My doctor calls me when he has the results. During the appointment he tells me they saw teeth on the x-ray of my pelvis. Yes you read that right, TEETH. In my abdomen. Inside of me. Teeth in my belly. He told me it was common of a dermoid cyst and that it had formed in my right ovary. A dermoid cyst is basically a growth that consists of a bunch of different tissues. He sends me for an ultrasound. During the ultrasound the tech measures the cyst and tells me it is measuring 12cm in diameter. “12mm you mean,” I say. She says “no, 12cm.” To put this into perspective think of the ruler you used in elementary school, it was 30cm (or 12 inches for you American folk). So basically it’s big af. Then my doc sends me to a gynecologist. She examines me (by putting one finger inside my va-jay and the other hand on top of my lower abdomen and applying pressure) and right away says she can feel it. I’m like ‘you can?!’ And she kind of puts pressure on the inner side of both of my hip bones and I can see the outer border of the cyst. It’s so big it basically spans my ¾ of my abdomen. P.S. – I weigh 105 lbs at this point in my life. And no I did not have an eating disorder I was just always naturally very thin and basically ate whatever I wanted and didn’t exercise and never gained weight. #blessed

So in June of 2009, one week after my 19th birthday I had open abdominal surgery. The cyst was 15 cm in diameter when it was removed and weighed 7 lbs.  Harry was super rude and ruined my ovary and fallopian tube beyond repair so they were removed as well. No, even though I named my cyst Harry, it was not my twin. Apparently two egg cells get together and start dividing and create a bunch of different tissues like hair, teeth, bone, and fat. This sucker had long brown hair just like me, freaky, but amazingly cool. Check out the pictures and see why I nicknamed my cyst Harry! (The last pic is part of a jaw bone). I hope you think Harry is as cool as I do!!

HEADS UP: These pictures are graphic. They show pictures during the surgical procedure and pictures of the cyst (and it’s contents). If that freaks you out…you have been warned.


Half the Ovaries, Twice the Worry…

More and more lately I’ve been considering having my eggs frozen. In 2009 when I was 19 I had a 7lb ovarian dermoid cyst removed (along with my right ovary and fallopian tube), leaving me with one ovary. During the surgery they discovered I had endometriosis (I always had pretty intense periods but I just assumed that what I was experiencing was normal because I had nothing else to compare it to). Endometriosis is a pretty major cause of infertility in women, and during my surgery the surgeon said she saw what looked like a possible patch of endometriosis on my remaining ovary. I asked if I should freeze my eggs and she basically said it wasn’t necessary and that my left ovary would take over and function as if it was both of my ovaries.

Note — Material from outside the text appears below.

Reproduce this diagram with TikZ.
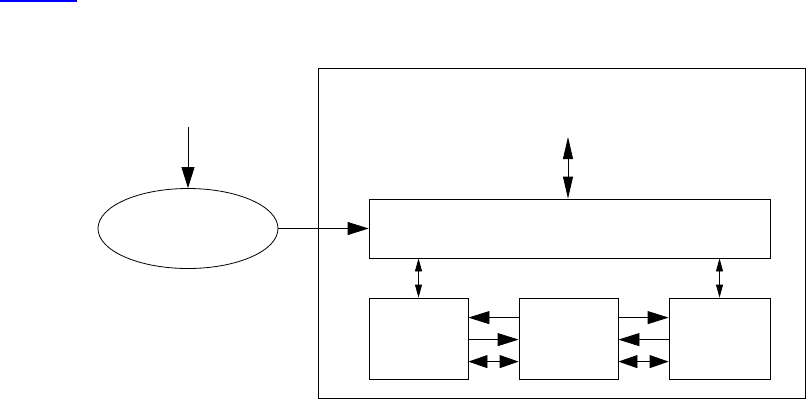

Now I am 26 and am not going to be having children anytime in my near future. I have thought about freezing my eggs over the last 7 years but I knew it was expensive and didn’t look into it too much. Having the option to have my own biological children is important to me and having one ovary has made me worry that maybe I won’t be able to.  Over the last few weeks I emailed a few local fertility clinics to see how much it would potentially cost. On average, for the procedure and medications (hormones) it will be around $10,000 CAD. I brought up the topic to my Mom and she said that since I had my ovary removed she thought that I should have had my eggs frozen. She also generously said that she would give me the money out of my inheritance (her inheritance?), whatever, you get it. So grateful!

I went to my GP on March 23 and asked for a referral to the fertility clinic that I wanted to go to so that I can have a consultation. Now I just have to wait for them to call and book an appointment. I’m SO excited. I am definitely not a person who is afraid of needles but I am quite nervous at the thought of having to give myself an injection every day! I know I’m getting ahead of myself but I tend to do that….

During my research into what it will be like to have one’s eggs frozen I did not find many personal accounts so I hope that sharing my experiences will help anyone reading this! I will update my story and experiences as they happen.